We are all idiots in the Greek sense of the term: we can’t leave home, we can’t leave this assemblage we call the earth, but we should see the earth as itself an assemblage of earths, of “agents that” should not “be prematurely unified in a single acting whole” (59). Gaia, he argues, is not a sentient being, as some have supposed, but

every organism intentionally manipulates its surroundings to its own benefit. No agent on Earth is merely superimposed on any other as a brick juxtaposed on another brick as would be the case on a dead planet. Each of them acts to modify its neighbours, no matter how slightly, to render its own survival slightly less improbable. This is where the difference lies between geochemistry and geophysiology. It is not that Gaia is some ‘sentient being’ but that the concept of ‘Gaia’ captures the distributed intentionality of all the agents that are modifying their surroundings to suit themselves better. (67)

For this reason, Latour, as does Lovelock, argues against any thinking of the environment, since in the age of the Anthropocene, there is no environment outside of us, but rather every organism is itself has effects on what is outside of it: the environment is a part of the ecological, not outside of ecology. This means we have gotten rid of levels:

Climate is the historical result of reciprocal, mutually interfering connections among all growing creatures. It expands, it diminishes or it dies with them. The Nature of olden days had levels, layers and a well ordered zoom; Gaia subverts levels. There is nothing inert, nothing benevolent, nothing external in it. If climate and life have evolved together, space is not a frame, nor even a context. (71)
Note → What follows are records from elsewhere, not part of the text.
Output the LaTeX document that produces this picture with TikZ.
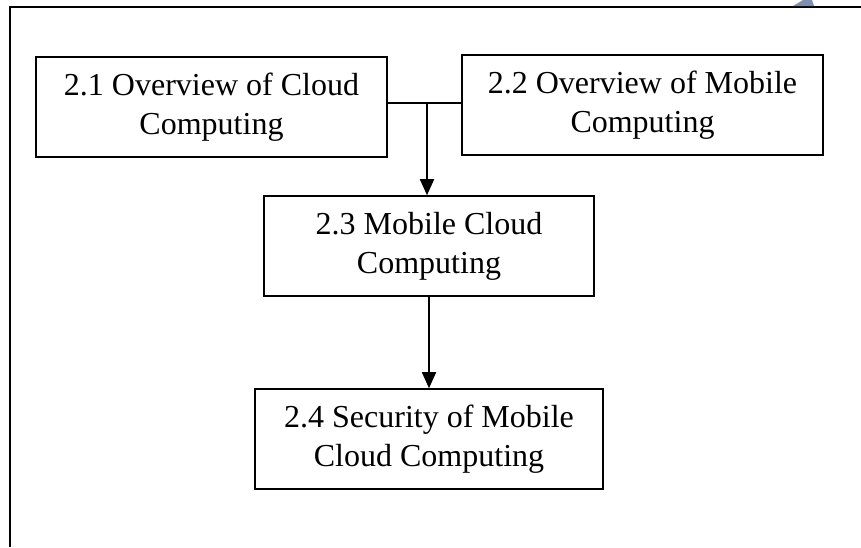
\documentclass[tikz,border=0pt]{standalone}
\usepackage{fontspec}
\setmainfont{Liberation Serif}
\usetikzlibrary{arrows.meta}
\begin{document}
\begin{tikzpicture}[x=1pt,y=-1pt,
  topic/.style={draw, line width=1.6pt, align=center, inner sep=0pt,
    font=\fontsize{32}{39}\selectfont},
  link/.style={line width=1.8pt},
  flow/.style={link, -{Triangle[length=16pt,width=14pt]}}]
  \useasboundingbox (0,0) rectangle (861,547);
  % page frame (left and top edges only)
  \draw[line width=2.6pt] (10,547) -- (10,7) -- (861,7);
  % corner mark
  \fill[fill={rgb,255:red,125;green,145;blue,175}] (793,6) -- (803,0) -- (812,0) -- (814,6) -- cycle;
  % topic boxes
  \node[topic, minimum width=351pt, minimum height=100pt] (b21) at (211.5,107)
    {2.1 Overview of Cloud\\Computing};
  \node[topic, minimum width=361pt, minimum height=100pt] (b22) at (642.5,105)
    {2.2 Overview of Mobile\\Computing};
  \node[topic, minimum width=330pt, minimum height=100pt] (b23) at (429,246)
    {2.3 Mobile Cloud\\Computing};
  \node[topic, minimum width=348pt, minimum height=100pt] (b24) at (429,439)
    {2.4 Security of Mobile\\Cloud Computing};
  % connectors
  \coordinate (j) at (427,103);
  \draw[link] (b21.east |- j) -- (b22.west |- j);
  \draw[flow] (j) -- (j |- b23.north);
  \draw[flow] (b23.south) -- (b24.north);
\end{tikzpicture}
\end{document}
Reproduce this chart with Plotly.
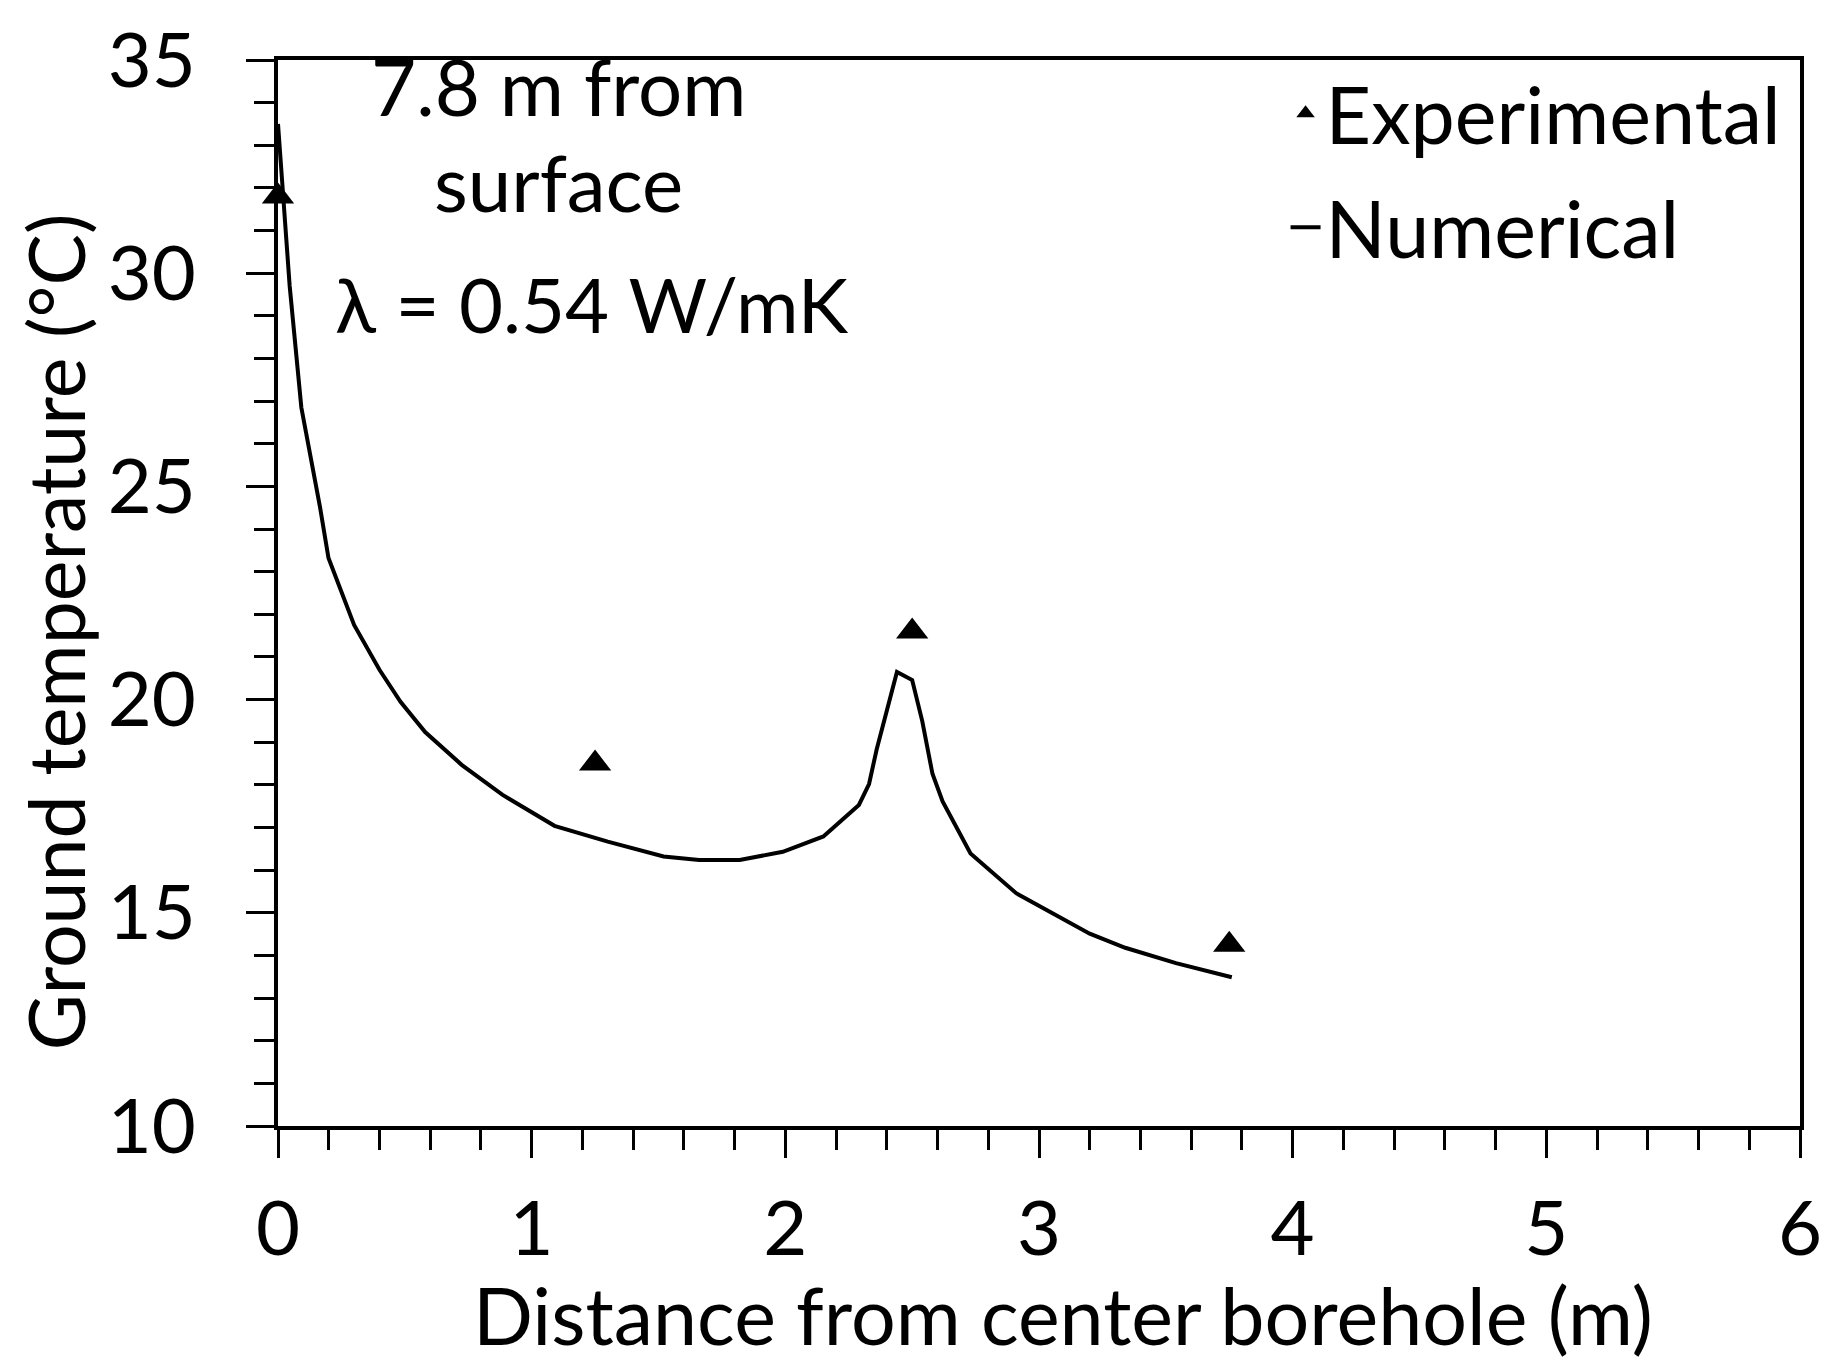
import plotly.graph_objects as go

# Experimental data
exp_x = [0.0, 1.25, 2.5, 3.75]
exp_y = [31.8, 18.5, 21.6, 14.25]

# Numerical data
num_x = [0.0, 0.046, 0.092, 0.166, 0.199, 0.30, 0.40, 0.483, 0.58, 0.724, 0.884, 1.09, 1.30,
         1.52, 1.66, 1.82, 1.99, 2.15, 2.29, 2.33, 2.36, 2.44, 2.50, 2.54, 2.58, 2.62, 2.73,
         2.91, 3.20, 3.34, 3.54, 3.76]
num_y = [33.5, 29.7, 26.85, 24.5, 23.32, 21.75, 20.7, 19.95, 19.24, 18.47, 17.77, 17.04, 16.67,
         16.32, 16.24, 16.24, 16.43, 16.79, 17.53, 18.02, 18.83, 20.65, 20.46, 19.49, 18.26, 17.61, 16.39,
         15.46, 14.51, 14.18, 13.82, 13.49]

FONT = "Lato"
FS = 76

fig = go.Figure()
fig.add_trace(go.Scatter(x=num_x, y=num_y, mode="lines", name="Numerical",
                         line=dict(color="black", width=4), legend="legend2"))
fig.add_trace(go.Scatter(x=exp_x, y=exp_y, mode="markers", name="Experimental",
                         marker=dict(symbol="triangle-up", size=28, color="black"),
                         legend="legend", cliponaxis=False))

axis_common = dict(showline=True, linecolor="black", linewidth=4, mirror=True,
                   ticks="outside", tickcolor="black", tickwidth=3, ticklen=28,
                   showgrid=False, zeroline=False,
                   tickfont=dict(family=FONT, size=FS, color="black"))

fig.update_xaxes(range=[0, 6], dtick=1, tick0=0,
                 minor=dict(dtick=0.2, ticks="outside", ticklen=20, tickwidth=3, tickcolor="black"),
                 ticklabelstandoff=6,
                 **axis_common)
fig.update_yaxes(range=[10, 35], dtick=5, tick0=10,
                 minor=dict(dtick=1, ticks="outside", ticklen=20, tickwidth=3, tickcolor="black"),
                 ticklabelstandoff=35,
                 **axis_common)

title_font = dict(family=FONT, size=79, color="black")
fig.add_annotation(x=0.516, y=-0.177, xref="paper", yref="paper",
                   text="Distance from center borehole (m)", showarrow=False,
                   font=title_font, xanchor="center", yanchor="middle")
fig.add_annotation(x=-0.146, y=0.464, xref="paper", yref="paper",
                   text="Ground temperature (°C)", showarrow=False, textangle=-90,
                   font=dict(family=FONT, size=77, color="black"),
                   xanchor="center", yanchor="middle")

ann_font = dict(family=FONT, size=78, color="black")
fig.add_annotation(x=1.107, y=34.40, text="7.8 m from", showarrow=False, font=ann_font,
                   xanchor="center", yanchor="middle")
fig.add_annotation(x=1.107, y=32.15, text="surface", showarrow=False, font=ann_font,
                   xanchor="center", yanchor="middle")
fig.add_annotation(x=1.236, y=29.28, text="λ = 0.54 W/mK", showarrow=False,
                   font=dict(family=FONT, size=76, color="black"),
                   xanchor="center", yanchor="middle")

leg_font = dict(family=FONT, size=79, color="black")
fig.update_layout(
    width=1839, height=1364,
    margin=dict(l=278, r=39, t=52, b=238),
    plot_bgcolor="white", paper_bgcolor="white",
    font=dict(family=FONT, size=FS, color="black"),
    showlegend=True,
    legend=dict(x=0.662, y=0.95, xanchor="left", yanchor="middle", font=leg_font,
                bgcolor="rgba(0,0,0,0)", borderwidth=0),
    legend2=dict(x=0.662, y=0.843, xanchor="left", yanchor="middle", font=leg_font,
                 bgcolor="rgba(0,0,0,0)", borderwidth=0),
)

fig.write_html("out.html")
Following others, then, Latour argues that Gaia has a history, just as humans were supposed. We are part of that “geostory,” those changes occurring within a long political ecology that arrived long before what we too quickly dub the human. The irony is that the Anthropocene at once brings the “human back on stage” (“we” actants produce carbon emissions that lead to climate change) but also “dissolves the idea that [the human] is a unified giant agent of history” (79). There is no view from nowhere, no view from on high, and neither a god nor the human as instrument of history can save us. What then is to be done? This long summary out of the way, I wish to discuss the last sections of his work, where Latour, too quickly takes up the work of the Nazi philosopher Carl Schmitt. It is notable in this work that Latour leans heavily, when it comes to composition, on Hobbes and Schmitt, who put sovereignty and the friend-enemy distinction at the heart of their politics. No doubt, like the earth itself, Schmitt’s thinking of the decision and the friend-enemy distinction exerts a gravitational pull on all those who read him; his categories seem inexorable. But while we are in a state of exception, Schmitt’s “nomos of the earth”  is not the model for a new politics, as he avowedly is for Latour (e.g., 105, 119, 135, and especially 138, but indeed all of the last chapters).  What Latour wants, it seems, is a declaration of a new enemy–the Earthbound versus the Human, he says–who uses a strategic use of the end of the world to name enemies and “kee[p] politics alive” (113), since politics requires not homogenization, but rather places and territories to be protected, all in the name of a universal, a mundus or cosmos towards which we, little by little, assemble our way. Gaia would be this new sovereign, in the strict Schmittian sense, as that which provides for the decision and the state of exception (135). This decisionism is as dangerous in our time as it was in Latour’s. Breaking off here, there are other ways of thinking the political than Schmitt’s decisionism, other ways to think without a third-party outside the politics in which we exist. It’s my wager that if all we are left with is Schmittianism, we’re better off with the end of the world.